Take the lines from the beginning of the material through the line containing "0.208, 0.209, 0.199];" and retype them exactly, leaving the pictures out.

[DATA LINES start]

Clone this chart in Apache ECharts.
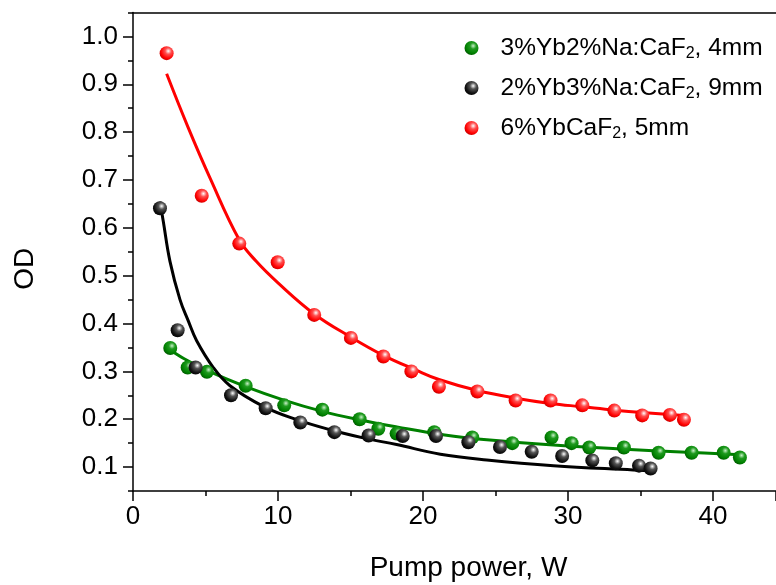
<!DOCTYPE html>
<html>
<head>
<meta charset="utf-8">
<script src="https://cdn.jsdelivr.net/npm/echarts@6/dist/echarts.min.js"></script>
<style>
html,body{margin:0;padding:0;background:#fff;}
#c{width:776px;height:585px;}
</style>
</head>
<body>
<div id="c"></div>
<script>
// ---- data ----
const greenX = [2.57, 3.77, 5.10, 7.77, 10.43, 13.06, 15.63, 16.92, 18.18, 20.78, 23.4, 26.16, 28.87, 30.25, 31.47, 33.86, 36.25, 38.53, 40.74, 41.86];
const greenY = [0.349, 0.308, 0.299, 0.270, 0.229, 0.220, 0.200, 0.180, 0.170, 0.173, 0.162, 0.150, 0.162, 0.150, 0.141, 0.141, 0.130, 0.130, 0.130, 0.120];
const blackX = [1.86, 3.08, 4.32, 6.76, 9.15, 11.54, 13.89, 16.25, 18.6, 20.9, 23.13, 25.31, 27.5, 29.6, 31.68, 33.3, 34.9, 35.7];
const blackY = [0.641, 0.386, 0.308, 0.250, 0.223, 0.193, 0.173, 0.166, 0.165, 0.165, 0.152, 0.142, 0.132, 0.123, 0.114, 0.108, 0.103, 0.097];
const redX = [2.32, 4.74, 7.33, 9.98, 12.5, 15.03, 17.27, 19.2, 21.1, 23.75, 26.39, 28.8, 30.99, 33.2, 35.12, 37.03, 38.0];
const redY = [0.965, 0.667, 0.567, 0.528, 0.418, 0.370, 0.331, 0.300, 0.268, 0.258, 0.239, 0.239, 0.229, 0.218, 0.208, 0.209, 0.199];

// fitted curves, sampled along the drawn lines
const greenFitX = [2.32, 3.5, 5.1, 7.77, 10.4, 13.0, 15.6, 18.2, 21.5, 24.4, 29.0, 33.6, 38.2, 41.9];
const greenFitY = [0.350, 0.327, 0.302, 0.268, 0.240, 0.217, 0.199, 0.184, 0.167, 0.157, 0.146, 0.138, 0.131, 0.126];
const blackFitX = [1.86, 2.09, 2.55, 3.24, 3.82, 4.39, 5.54, 6.69, 8.99, 11.29, 13.59, 15.88, 18.18, 21.2, 24.4, 29.0, 34.5, 35.8];
const blackFitY = [0.655, 0.613, 0.530, 0.450, 0.405, 0.364, 0.308, 0.270, 0.227, 0.199, 0.178, 0.161, 0.147, 0.127, 0.115, 0.103, 0.094, 0.092];
const redFitX = [2.32, 3.8, 5.3, 7.33, 8.5, 10.0, 12.5, 15.0, 17.3, 19.5, 21.1, 23.75, 26.4, 28.8, 31.0, 33.2, 35.1, 38.0];
const redFitY = [0.922, 0.810, 0.705, 0.575, 0.530, 0.485, 0.420, 0.372, 0.333, 0.303, 0.283, 0.260, 0.244, 0.233, 0.226, 0.219, 0.214, 0.208];

const names = ['3%Yb2%Na:CaF{s|2}, 4mm', '2%Yb3%Na:CaF{s|2}, 9mm', '6%YbCaF{s|2}, 5mm'];
const seriesNames = ['g', 'k', 'r'];
const yMajor = [0.1, 0.2, 0.3, 0.4, 0.5, 0.6, 0.7, 0.8, 0.9, 1.0];
const yMinor = [0.05, 0.15, 0.25, 0.35, 0.45, 0.55, 0.65, 0.75, 0.85, 0.95, 1.05];

function zip(a, b) { return a.map((v, i) => [v, b[i]]); }
function sphere(c0, c1, c2, c3) {
  return { type: 'radial', x: 0.62, y: 0.35, r: 0.75,
    colorStops: [{offset: 0, color: c0}, {offset: 0.3, color: c1}, {offset: 0.7, color: c2}, {offset: 1, color: c3}] };
}
const FONT = 'Liberation Sans, Arial, sans-serif';
const green = '#008000', red = '#ff0000', black = '#000000';

const chart = echarts.init(document.getElementById('c'), null, {renderer: 'canvas'});
function fit(x, y, col) {
  return { type: 'line', data: zip(x, y), smooth: 0.4, showSymbol: false, symbol: 'none',
    lineStyle: {color: col, width: 3}, xAxisIndex: 0, yAxisIndex: 0, z: 2, silent: true, legendHoverLink: false };
}
function pts(name, x, y, grad) {
  return { type: 'scatter', name: name, data: zip(x, y), symbol: 'circle', symbolSize: 14,
    itemStyle: {color: grad, opacity: 1}, xAxisIndex: 0, yAxisIndex: 0, z: 3 };
}
const gGrad = sphere('#c8f0c8', '#1f9a1f', '#008000', '#004a00');
const kGrad = sphere('#ffffff', '#555555', '#111111', '#000000');
const rGrad = sphere('#ffffff', '#ff5050', '#ff0000', '#b00000');

chart.setOption({
  animation: false,
  backgroundColor: '#ffffff',
  grid: {left: 133, right: 0, top: 12.5, bottom: 94, containLabel: false, outerBoundsMode: 'none'},
  legend: {
    data: seriesNames, orient: 'vertical', left: 459.5, top: 29, itemWidth: 48, itemHeight: 14, itemGap: 12,
    icon: 'circle',
    formatter: function (n) { return names[seriesNames.indexOf(n)]; },
    textStyle: {color: '#000', fontSize: 24.5, fontFamily: FONT, lineHeight: 28,
      rich: {s: {fontSize: 16, fontFamily: FONT, lineHeight: 6, verticalAlign: 'bottom', color: '#000'}}}
  },
  xAxis: [{
    type: 'value', position: 'bottom', min: 0, max: 44.35, interval: 10,
    axisLine: {show: true, onZero: false, lineStyle: {color: '#000', width: 1.5}},
    axisTick: {show: true, inside: false, length: 10, lineStyle: {color: '#000', width: 1.5}},
    minorTick: {show: true, splitNumber: 2, length: 5, lineStyle: {color: '#000', width: 1.5}},
    splitLine: {show: false}, minorSplitLine: {show: false},
    axisLabel: {color: '#000', fontSize: 26, fontFamily: FONT, margin: 13, showMaxLabel: false},
    name: 'Pump power, W', nameLocation: 'middle', nameGap: 63,
    nameTextStyle: {color: '#000', fontSize: 28, fontFamily: FONT, padding: [0, 0, 0, 28]}
  }, {
    type: 'value', position: 'top', min: 0, max: 44.35,
    axisLine: {show: true, onZero: false, lineStyle: {color: '#000', width: 1.5}},
    axisTick: {show: false}, axisLabel: {show: false}, splitLine: {show: false}
  }],
  yAxis: [{
    type: 'value', position: 'left', min: 0.05, max: 1.05,
    axisLine: {show: true, onZero: false, lineStyle: {color: '#000', width: 1.5}},
    axisTick: {show: true, inside: false, length: 10, customValues: yMajor, lineStyle: {color: '#000', width: 1.5}},
    axisLabel: {color: '#000', fontSize: 26, fontFamily: FONT, margin: 15, customValues: yMajor,
      formatter: function (v) { return v.toFixed(1); }},
    splitLine: {show: false},
    name: 'OD', nameLocation: 'middle', nameGap: 94, nameRotate: 90,
    nameTextStyle: {color: '#000', fontSize: 28, fontFamily: FONT, padding: [0, 34, 0, 0]}
  }, {
    type: 'value', position: 'left', min: 0.05, max: 1.05,
    axisLine: {show: false},
    axisTick: {show: true, inside: false, length: 5, customValues: yMinor, lineStyle: {color: '#000', width: 1.5}},
    axisLabel: {show: false}, splitLine: {show: false}
  }],
  series: [
    fit(greenFitX, greenFitY, green),
    fit(blackFitX, blackFitY, black),
    fit(redFitX, redFitY, red),
    pts('g', greenX, greenY, gGrad),
    pts('k', blackX, blackY, kGrad),
    pts('r', redX, redY, rGrad)
  ]
});
</script>
</body>
</html>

[DATA LINES end]

▶ PROBLEM SOLUTION
Clone this chart in Apache ECharts.
<!DOCTYPE html>
<html>
<head>
<meta charset="utf-8">
<script src="https://cdn.jsdelivr.net/npm/echarts@6/dist/echarts.min.js"></script>
<style>
html,body{margin:0;padding:0;background:#fff;}
#c{width:776px;height:585px;}
</style>
</head>
<body>
<div id="c"></div>
<script>
// ---- data ----
const greenX = [2.57, 3.77, 5.10, 7.77, 10.43, 13.06, 15.63, 16.92, 18.18, 20.78, 23.4, 26.16, 28.87, 30.25, 31.47, 33.86, 36.25, 38.53, 40.74, 41.86];
const greenY = [0.349, 0.308, 0.299, 0.270, 0.229, 0.220, 0.200, 0.180, 0.170, 0.173, 0.162, 0.150, 0.162, 0.150, 0.141, 0.141, 0.130, 0.130, 0.130, 0.120];
const blackX = [1.86, 3.08, 4.32, 6.76, 9.15, 11.54, 13.89, 16.25, 18.6, 20.9, 23.13, 25.31, 27.5, 29.6, 31.68, 33.3, 34.9, 35.7];
const blackY = [0.641, 0.386, 0.308, 0.250, 0.223, 0.193, 0.173, 0.166, 0.165, 0.165, 0.152, 0.142, 0.132, 0.123, 0.114, 0.108, 0.103, 0.097];
const redX = [2.32, 4.74, 7.33, 9.98, 12.5, 15.03, 17.27, 19.2, 21.1, 23.75, 26.39, 28.8, 30.99, 33.2, 35.12, 37.03, 38.0];
const redY = [0.965, 0.667, 0.567, 0.528, 0.418, 0.370, 0.331, 0.300, 0.268, 0.258, 0.239, 0.239, 0.229, 0.218, 0.208, 0.209, 0.199];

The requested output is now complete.